WHAT YOU NEED TO DO: Starting with the first line below, extract each line through the one that contains "const ref = useRef<HTMLDivElement>(null);", inclusive, excluding pictures.

>> START SUPPLIED INFORMATION

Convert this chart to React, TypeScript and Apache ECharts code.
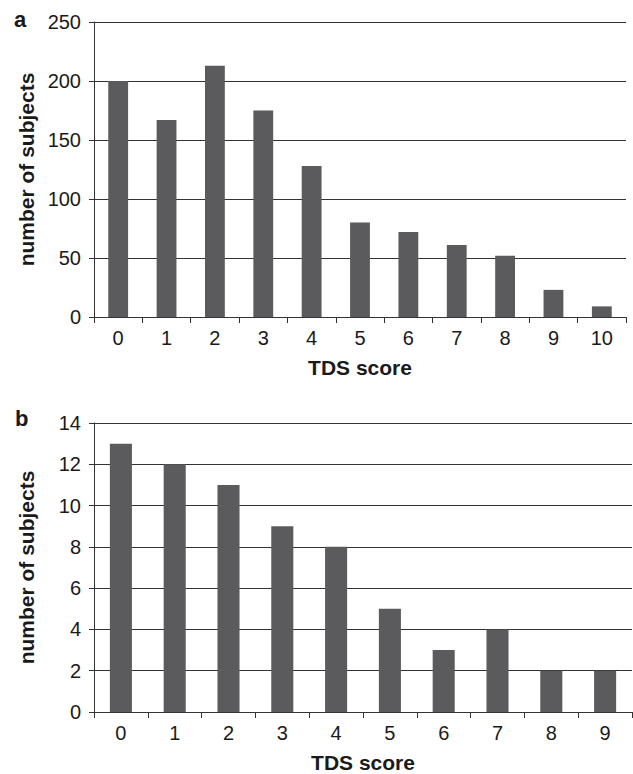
import React, { useEffect, useRef } from "react";
import * as echarts from "echarts";

const categoriesA = ["0", "1", "2", "3", "4", "5", "6", "7", "8", "9", "10"];
const valuesA = [200, 167, 213, 175, 128, 80, 72, 61, 52, 23, 9];
const categoriesB = ["0", "1", "2", "3", "4", "5", "6", "7", "8", "9"];
const valuesB = [13, 12, 11, 9, 8, 5, 3, 4, 2, 2];
const yAxisTitle = "number of subjects";
const xAxisTitle = "TDS score";
const panelLabels = ["a", "b"];

const FONT = "'Liberation Sans', Arial, Helvetica, sans-serif";
const TEXT = "#1a1a1a";
const LINE = "#333333";
const BAR = "#5b5b5d";

export default function App() {
  const ref = useRef<HTMLDivElement>(null);

  useEffect(() => {
    document.body.style.margin = "0";
    if (!ref.current) return;
    const chart = echarts.init(ref.current, undefined, { renderer: "svg" });

    const yAxisCommon = (max: number, interval: number, gridIndex: number) => ({
      type: "value" as const,
      gridIndex,
      min: 0,
      max,
      interval,
      name: yAxisTitle,
      nameLocation: "middle" as const,
      nameGap: 57,
      nameTextStyle: { fontFamily: FONT, fontSize: 21, fontWeight: "bold" as const, color: TEXT },
      axisLine: { show: true, lineStyle: { color: LINE, width: 1 } },
      axisTick: { show: true, length: 5, lineStyle: { color: LINE } },
      axisLabel: { fontFamily: FONT, fontSize: 20, color: TEXT, margin: 13 },
      splitLine: { show: true, lineStyle: { color: LINE, width: 1 } },
    });

    const xAxisCommon = (data: string[], gridIndex: number) => ({
      type: "category" as const,
      gridIndex,
      data,
      boundaryGap: true,
      name: xAxisTitle,
      nameLocation: "middle" as const,
      nameGap: 40,
      nameTextStyle: { fontFamily: FONT, fontSize: 21, fontWeight: "bold" as const, color: TEXT },
      axisLine: { show: true, lineStyle: { color: LINE, width: 1 } },
      axisTick: { show: true, length: 6, alignWithLabel: false, lineStyle: { color: LINE } },
      axisLabel: { fontFamily: FONT, fontSize: 20, color: TEXT, margin: 11, interval: 0 },
      splitLine: { show: false },
    });

    chart.setOption({
      animation: false,
      backgroundColor: "#ffffff",
      grid: [
        { left: 94, top: 22, width: 532, height: 295 },
        { left: 94, top: 423, width: 538, height: 293 },
      ],
      xAxis: [xAxisCommon(categoriesA, 0), xAxisCommon(categoriesB, 1)],
      yAxis: [yAxisCommon(250, 50, 0), yAxisCommon(14, 2, 1)],
      series: [
        {
          type: "bar",
          xAxisIndex: 0,
          yAxisIndex: 0,
          data: valuesA,
          barWidth: "41%",
          itemStyle: { color: BAR },
        },
        {
          type: "bar",
          xAxisIndex: 1,
          yAxisIndex: 1,
          data: valuesB,
          barWidth: "41%",
          itemStyle: { color: BAR },
        },
      ],
      graphic: [
        {
          type: "text",
          left: 14,
          top: 8,
          style: { text: panelLabels[0], font: `bold 22px ${FONT}`, fill: TEXT },
        },
        {
          type: "text",
          left: 15,
          top: 407,
          style: { text: panelLabels[1], font: `bold 22px ${FONT}`, fill: TEXT },
        },
      ],
    });

    return () => chart.dispose();
  }, []);

  return <div ref={ref} style={{ width: 633, height: 774 }} />;
}
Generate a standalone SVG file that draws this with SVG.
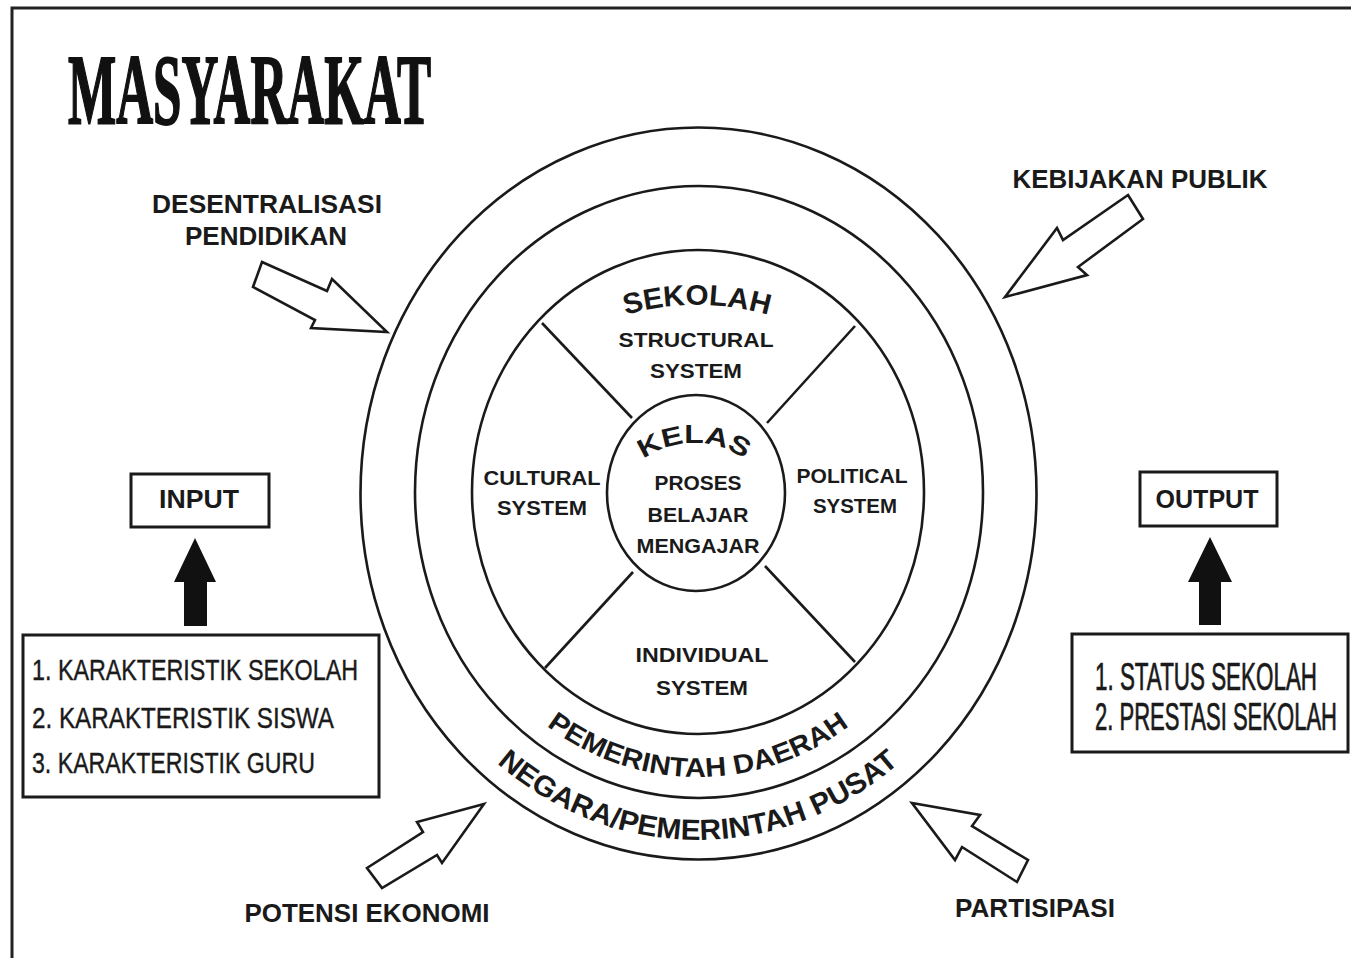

>> END SUPPLIED INFORMATION

ANSWER TO THIS TASK:
Convert this chart to React, TypeScript and Apache ECharts code.
import React, { useEffect, useRef } from "react";
import * as echarts from "echarts";

const categoriesA = ["0", "1", "2", "3", "4", "5", "6", "7", "8", "9", "10"];
const valuesA = [200, 167, 213, 175, 128, 80, 72, 61, 52, 23, 9];
const categoriesB = ["0", "1", "2", "3", "4", "5", "6", "7", "8", "9"];
const valuesB = [13, 12, 11, 9, 8, 5, 3, 4, 2, 2];
const yAxisTitle = "number of subjects";
const xAxisTitle = "TDS score";
const panelLabels = ["a", "b"];

const FONT = "'Liberation Sans', Arial, Helvetica, sans-serif";
const TEXT = "#1a1a1a";
const LINE = "#333333";
const BAR = "#5b5b5d";

export default function App() {
  const ref = useRef<HTMLDivElement>(null);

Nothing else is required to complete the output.